Keberhasilan Prof. Subandi dalam menggabungkan psikologi dan antropologi membuatnya dikenal sebagai akademisi yang berfokus pada kesehatan mental berbasis budaya dan spiritual. Tidak hanya itu, Subandi juga ahli dalam bidang metodologi psikologi, desain dan analisis, psikologi agama, serta psikologi kesehatan, klinis, dan konseling, “Saya selalu melihat kesehatan mental tidak hanya dari sisi individu, tetapi juga dari konteks masyarakat, budaya, dan spiritualitas. Psikologi Islam dan psikologi budaya juga menjadi bagian dari fokus saya,” katanya.
Dari kerja riset internasional ini, ia membuat inovasi model rujukan balik di rumah sakit jiwa. Inovasi ini memastikan pasien dengan gangguan jiwa yang sudah selesai dirawat di rumah sakit mendapatkan pendampingan terapi lanjutan di puskesmas.
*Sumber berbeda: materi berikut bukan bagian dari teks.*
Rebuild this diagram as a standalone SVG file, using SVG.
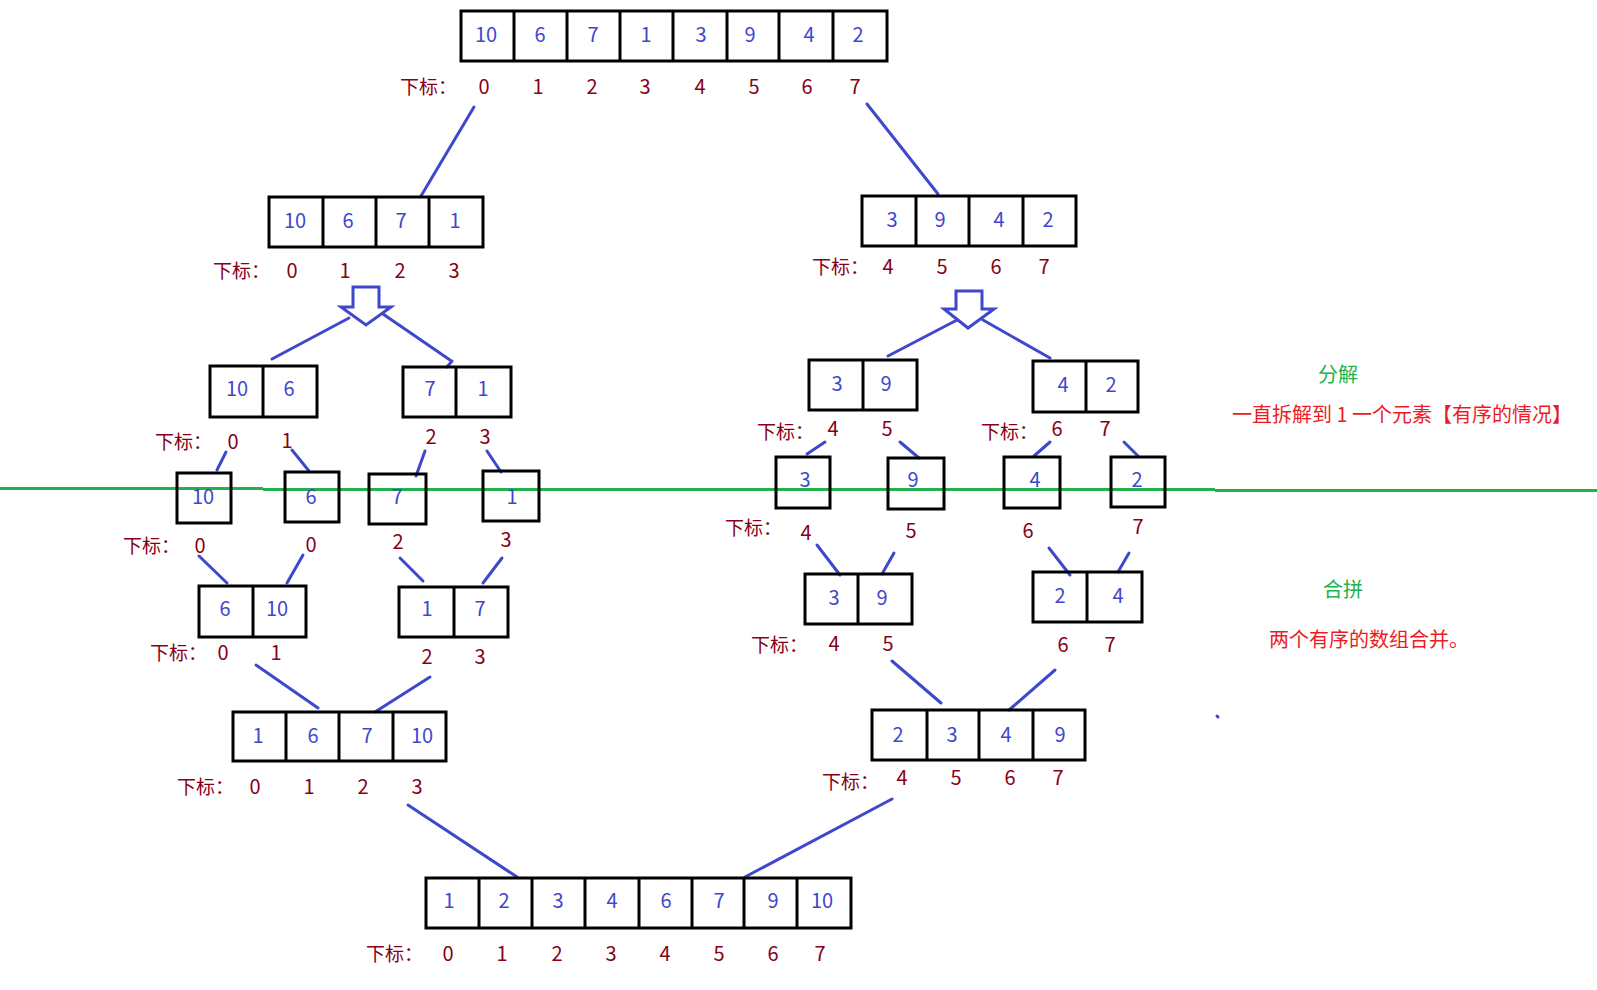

Selanjutnya, inovasi kedua yang ia kembangkan mencanangkan program “Gelimas Jiwa” di Puskesmas Kasihan II Bantul. Program ini melibatkan pelatihan kader kesehatan mental di masyarakat untuk mendampingi pasien. Bahkan, Gelimas Jiwa ini telah meraih penghargaan dari Kementerian Pendayagunaan Aparatur Negara dan Reformasi Birokrasi (Kemenpan-RB). Lalu inovasinya yang ketiga adalah kebijakan kesehatan mental di Kabupaten Kulon Progo. Bersama dengan Dinas Kesehatan Kulon Progo, beliau mengembangkan Rencana Aksi Daerah (RAD) untuk meningkatkan layanan kesehatan mental di tingkat kabupaten. “Inovasi-inovasi ini tidak hanya berhenti pada penelitian, tetapi juga diimplementasikan langsung ke masyarakat. Hasilnya harus nyata dan ini akan terus berlanjut,” ungkap Subandi.
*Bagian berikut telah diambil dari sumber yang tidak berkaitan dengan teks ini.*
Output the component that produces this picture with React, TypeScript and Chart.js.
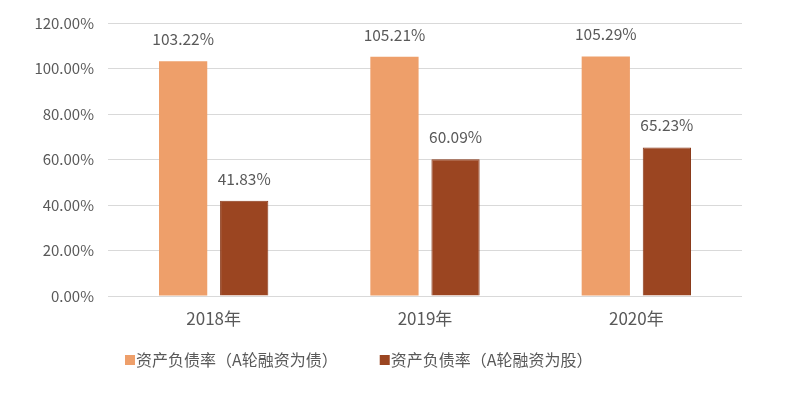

Atas inovasi yang sudah ia kembangkan selama puluhan tahun, mendapat penghargaan pionir akademisi melalui Anugerah Silver Academic Leader 2024 dari Kementerian Pendidikan Tinggi, Sains, dan Teknologi Republik Indonesia. Penghargaan ini diberikan atas kontribusi luar biasa beliau dalam riset, inovasi, dan pengembangan sistem kesehatan mental di Indonesia.